Month: September 2011

Search Engine Optimisation (SEO) with Ektron

I don’t claim to be the world’s greatest expert on Search Engine Optimisation (SEO) but over the years I have picked up enough methods for the sites I build to perform pretty well in search engines. There are many people who do nothing but SEO and there are many other people who know nothing or are badly misinformed – so this article is aimed at the latter.

Its easy to get the basics right with SEO.

The tips given here are aimed more towards how to implement SEO within Ektron’s CMS400.net platform.

The low-down on SEO

Search engines such as Google or Bing use a technology called “crawling” whereby they literally load a page on your site, scan the content of the page, then follow all of the links until they have done the whole site. As the search engine scans the page it ranks the page based upon what it finds; certain elements on the page are more important than others.

The elements in a page are ranked roughly like so (the following list may not be 100% correct, but it gives you an idea):

  1. Site domain name
  2. Page name (i.e. the path)
  3. Title tag
  4. Header tags (H1, H2, etc)
  5. Content within the body
  6. Metadata

Using that list as a guide you can see that having a meaningful domain name & page names are very important. However, all of these things must work together. If your page name is “bananas.html” but all of your content is about sparkplugs then the search engine won’t give it a good ranking because the message of the page is confused.

Make it relevant; relevant to the page not just to the site.

Use URL Aliasing

Aliases a.k.a. Friendly URLs are a great way to boost your SEO ranking. Ektron has a great aliasing engine built into the product. I always recommend using the Automatic Aliasing option as it saves time for the content authors; although the Manual option gives that something extra allowing authors a tighter level of control.

Automatic Aliasing can be set to use either your content folder structure or a taxonomy – both are great for boosting SEO – use whichever makes sense to your project.

The great thing about aliasing is that all internal links within the site will also pick up on the aliases, so when you build your menus all of the items within the menu will have the aliases in the HREF attribute – search engines will lap this up.

Set Page Titles

The TITLE tag within HTML should always be given a meaningful value that is descriptive of the text contained within. A common practice is to always include the name of the site in the TITLE tag, like:

“Bananas are my favourite fruit – Bananas.com”

I’m not a massive fan of doing this, I would rather concentrate on having a good title. The search engine (and indeed the end user) already know what site they are on. Search engines are very wary of sites trying to spam them to falsely improve their results. I would prefer to do things properly instead of trying to beat Uncle Google and Cousin Bing.

Use good HTML markup

Control of the HTML content will usually fall under the end clients’ control rather than yours. For standard HTML content items this is certainly true.

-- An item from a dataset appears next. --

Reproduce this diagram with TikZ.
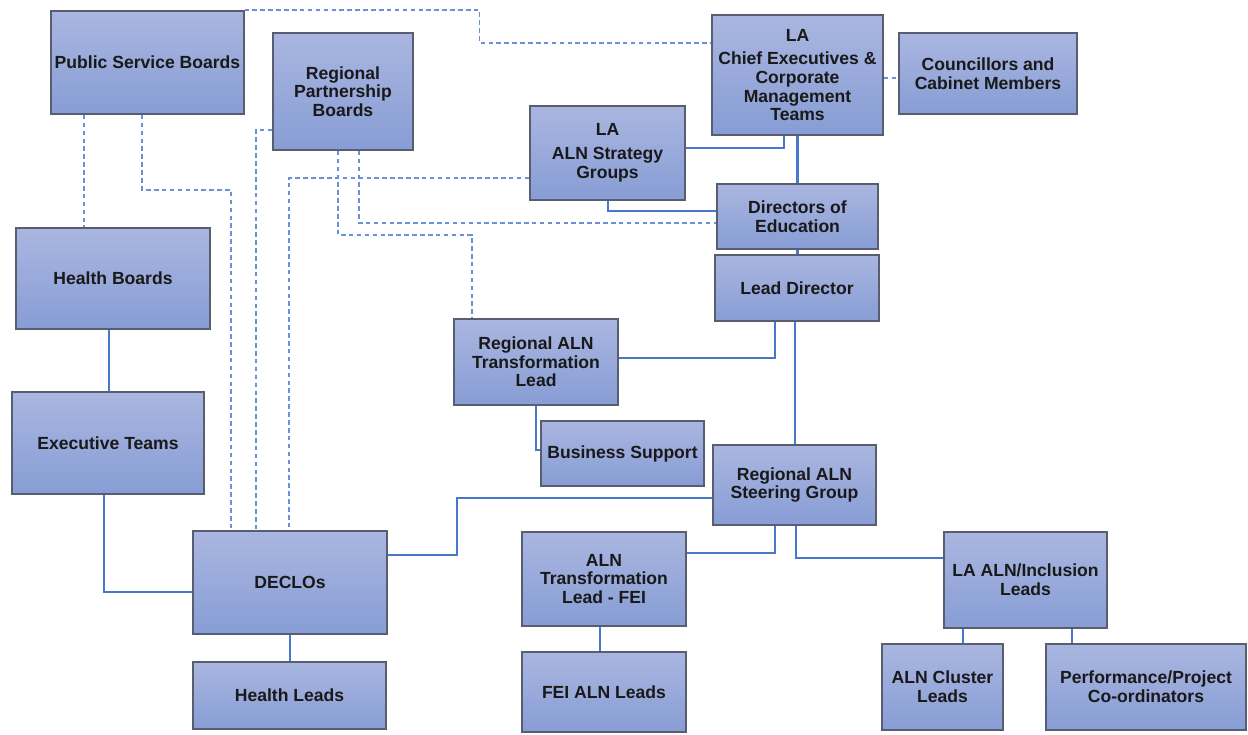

However, for SmartForm XML content items you can put in place a structure into which they client can add their content. XML content will be rendered on the page using an XSL file generally; this XSL file should use good markup. I’m talking about H1, H2, P, etc tags.

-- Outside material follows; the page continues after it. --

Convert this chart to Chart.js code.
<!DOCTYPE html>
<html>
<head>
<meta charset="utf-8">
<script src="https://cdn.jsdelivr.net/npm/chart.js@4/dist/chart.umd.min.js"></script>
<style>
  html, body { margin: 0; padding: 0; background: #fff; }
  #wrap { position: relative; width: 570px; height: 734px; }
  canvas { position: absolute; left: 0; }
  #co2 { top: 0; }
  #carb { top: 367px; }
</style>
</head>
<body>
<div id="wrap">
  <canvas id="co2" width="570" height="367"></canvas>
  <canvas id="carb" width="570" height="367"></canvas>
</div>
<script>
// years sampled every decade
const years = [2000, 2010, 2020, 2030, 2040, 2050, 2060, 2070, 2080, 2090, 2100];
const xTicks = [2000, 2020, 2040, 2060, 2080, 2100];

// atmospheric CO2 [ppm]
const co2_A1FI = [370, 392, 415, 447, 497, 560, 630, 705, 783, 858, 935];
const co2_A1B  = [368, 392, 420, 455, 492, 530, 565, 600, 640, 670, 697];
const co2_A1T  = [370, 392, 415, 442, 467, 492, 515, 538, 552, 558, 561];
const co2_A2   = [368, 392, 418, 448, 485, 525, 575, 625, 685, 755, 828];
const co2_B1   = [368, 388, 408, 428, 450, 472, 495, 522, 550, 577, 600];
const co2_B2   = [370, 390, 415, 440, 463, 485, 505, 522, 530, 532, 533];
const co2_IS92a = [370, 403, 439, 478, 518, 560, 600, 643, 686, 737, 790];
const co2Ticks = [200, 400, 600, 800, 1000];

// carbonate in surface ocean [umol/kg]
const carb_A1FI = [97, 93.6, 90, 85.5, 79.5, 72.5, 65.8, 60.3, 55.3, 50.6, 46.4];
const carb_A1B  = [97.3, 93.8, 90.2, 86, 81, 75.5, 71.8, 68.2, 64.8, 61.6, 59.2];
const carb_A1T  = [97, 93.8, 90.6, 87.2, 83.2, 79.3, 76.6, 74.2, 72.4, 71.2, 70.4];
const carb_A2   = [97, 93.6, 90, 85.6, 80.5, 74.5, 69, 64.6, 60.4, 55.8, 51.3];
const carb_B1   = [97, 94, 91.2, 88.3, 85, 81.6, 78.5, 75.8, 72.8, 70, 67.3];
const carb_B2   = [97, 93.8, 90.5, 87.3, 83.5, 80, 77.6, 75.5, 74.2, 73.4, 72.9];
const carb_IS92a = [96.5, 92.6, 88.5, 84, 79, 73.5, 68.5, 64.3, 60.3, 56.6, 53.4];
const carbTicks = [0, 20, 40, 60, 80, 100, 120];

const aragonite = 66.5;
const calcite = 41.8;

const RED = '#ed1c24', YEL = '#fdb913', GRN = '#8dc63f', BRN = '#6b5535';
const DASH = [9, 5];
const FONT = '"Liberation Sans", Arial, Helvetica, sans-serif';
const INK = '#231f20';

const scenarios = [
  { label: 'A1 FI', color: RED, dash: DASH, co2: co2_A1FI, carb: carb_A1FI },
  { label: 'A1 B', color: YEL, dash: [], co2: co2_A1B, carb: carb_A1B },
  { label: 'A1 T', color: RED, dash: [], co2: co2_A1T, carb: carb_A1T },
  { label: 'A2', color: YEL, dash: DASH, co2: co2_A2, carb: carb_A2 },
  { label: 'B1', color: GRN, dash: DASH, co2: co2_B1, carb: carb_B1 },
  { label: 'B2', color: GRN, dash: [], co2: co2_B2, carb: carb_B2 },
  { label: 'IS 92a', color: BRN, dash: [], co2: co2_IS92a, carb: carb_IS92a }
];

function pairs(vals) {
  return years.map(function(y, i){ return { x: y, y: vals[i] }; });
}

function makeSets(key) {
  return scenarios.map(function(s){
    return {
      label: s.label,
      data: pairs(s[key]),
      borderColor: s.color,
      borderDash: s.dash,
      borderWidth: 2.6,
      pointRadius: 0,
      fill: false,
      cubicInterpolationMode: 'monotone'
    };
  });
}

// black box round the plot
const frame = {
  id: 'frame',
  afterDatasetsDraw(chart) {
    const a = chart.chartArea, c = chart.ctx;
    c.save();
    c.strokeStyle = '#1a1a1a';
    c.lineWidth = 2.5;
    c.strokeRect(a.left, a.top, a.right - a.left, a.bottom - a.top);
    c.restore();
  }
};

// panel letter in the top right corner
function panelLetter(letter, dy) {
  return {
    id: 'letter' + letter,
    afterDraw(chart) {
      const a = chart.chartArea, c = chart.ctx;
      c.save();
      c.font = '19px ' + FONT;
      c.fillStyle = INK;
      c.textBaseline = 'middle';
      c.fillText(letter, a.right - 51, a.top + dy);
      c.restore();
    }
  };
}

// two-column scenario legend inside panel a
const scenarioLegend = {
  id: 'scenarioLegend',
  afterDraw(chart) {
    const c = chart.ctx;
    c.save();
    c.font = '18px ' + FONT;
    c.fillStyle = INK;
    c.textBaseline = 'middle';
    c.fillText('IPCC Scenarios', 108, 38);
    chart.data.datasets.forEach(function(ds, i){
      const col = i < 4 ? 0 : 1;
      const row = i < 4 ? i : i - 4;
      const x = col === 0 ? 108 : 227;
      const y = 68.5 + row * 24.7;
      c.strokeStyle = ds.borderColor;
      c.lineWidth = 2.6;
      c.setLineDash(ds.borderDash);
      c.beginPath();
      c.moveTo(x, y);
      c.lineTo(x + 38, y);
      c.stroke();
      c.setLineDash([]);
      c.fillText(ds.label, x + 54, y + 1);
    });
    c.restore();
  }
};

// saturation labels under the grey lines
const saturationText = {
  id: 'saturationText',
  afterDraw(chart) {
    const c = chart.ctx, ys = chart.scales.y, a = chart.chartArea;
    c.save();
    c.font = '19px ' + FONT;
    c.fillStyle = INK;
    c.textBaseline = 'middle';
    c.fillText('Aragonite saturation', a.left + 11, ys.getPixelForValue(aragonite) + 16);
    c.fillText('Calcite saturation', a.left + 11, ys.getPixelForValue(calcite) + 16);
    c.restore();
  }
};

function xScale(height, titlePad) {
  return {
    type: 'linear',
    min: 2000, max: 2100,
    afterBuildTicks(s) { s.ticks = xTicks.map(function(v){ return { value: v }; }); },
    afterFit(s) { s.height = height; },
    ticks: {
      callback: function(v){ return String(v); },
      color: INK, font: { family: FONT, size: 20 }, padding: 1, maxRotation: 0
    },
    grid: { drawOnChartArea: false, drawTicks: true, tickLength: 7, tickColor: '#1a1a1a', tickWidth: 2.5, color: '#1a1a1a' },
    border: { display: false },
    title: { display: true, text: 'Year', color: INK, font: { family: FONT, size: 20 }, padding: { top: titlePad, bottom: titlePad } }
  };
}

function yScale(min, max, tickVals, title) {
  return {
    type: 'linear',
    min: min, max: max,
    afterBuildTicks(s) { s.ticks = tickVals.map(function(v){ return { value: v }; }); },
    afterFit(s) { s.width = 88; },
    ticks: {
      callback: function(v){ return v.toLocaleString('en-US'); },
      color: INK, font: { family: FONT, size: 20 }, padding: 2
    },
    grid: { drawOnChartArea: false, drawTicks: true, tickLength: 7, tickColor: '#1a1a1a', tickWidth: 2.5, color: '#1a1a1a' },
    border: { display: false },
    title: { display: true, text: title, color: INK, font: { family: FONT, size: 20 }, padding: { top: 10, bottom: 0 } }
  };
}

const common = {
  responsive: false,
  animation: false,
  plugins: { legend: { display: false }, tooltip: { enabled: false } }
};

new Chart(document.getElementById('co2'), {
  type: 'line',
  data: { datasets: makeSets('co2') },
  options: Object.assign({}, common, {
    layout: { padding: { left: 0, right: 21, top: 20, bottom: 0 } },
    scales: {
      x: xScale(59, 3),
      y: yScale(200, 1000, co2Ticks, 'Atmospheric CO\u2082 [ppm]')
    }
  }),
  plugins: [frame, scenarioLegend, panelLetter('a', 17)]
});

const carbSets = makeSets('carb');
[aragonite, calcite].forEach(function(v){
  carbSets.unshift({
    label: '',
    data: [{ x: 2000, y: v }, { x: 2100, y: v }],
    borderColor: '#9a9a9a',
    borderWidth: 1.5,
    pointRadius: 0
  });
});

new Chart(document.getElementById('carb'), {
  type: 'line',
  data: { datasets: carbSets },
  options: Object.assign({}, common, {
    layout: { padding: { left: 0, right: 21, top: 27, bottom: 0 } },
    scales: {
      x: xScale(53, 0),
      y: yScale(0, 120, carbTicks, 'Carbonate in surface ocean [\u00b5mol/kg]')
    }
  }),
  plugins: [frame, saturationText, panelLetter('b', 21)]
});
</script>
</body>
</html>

Try running some pages through an XHTML validator for tips on how to improve your markup.

Use Metadata

There was a time when Metadata was King. Sites would flood their Keyword and Description metadata fields with all sorts of keywords in the hope of boosting their search engine ranking. These days it is debatable whether metadata has any value at all.

Clients I work for always want metadata to be in place and I believe it is good practice to provide the metadata fields to them. I always stress to them not to waste too much time on metadata as the time is better spent elsewhere.

Page Structure

Another tip I came across a while ago was to try and keep all of your important content as close to the top of the page as you can. Things like Javascript should be kept towards the bottom of the page. This tip is based upon the idea that search engines only crawl up to a certain amount of content before they stop.

Lets say the page size is 100K and lets say the search engine only crawls the first 75K. The remaining 25K is discarded. If that 25k contained most of your body content then the page will not have been scanned properly.

Again I wouldn’t get too hung up on this one as I would be more concerned about the size of your page if a search engine wasn’t able to scan it all. Moreover, whatever the size limit is, I think it is large enough that you need not worry as long as you are already using good practices on building a website.

Page load speed

I can’t confirm whether this one is true or not, but it does make sense. Some people claim that if your site is running slowly that it will be penalised by the search engine. This is based on the assumption that search engines are also somehow determining whether your site is “good” or not.

Page load speed is important, but not for SEO, its important in general.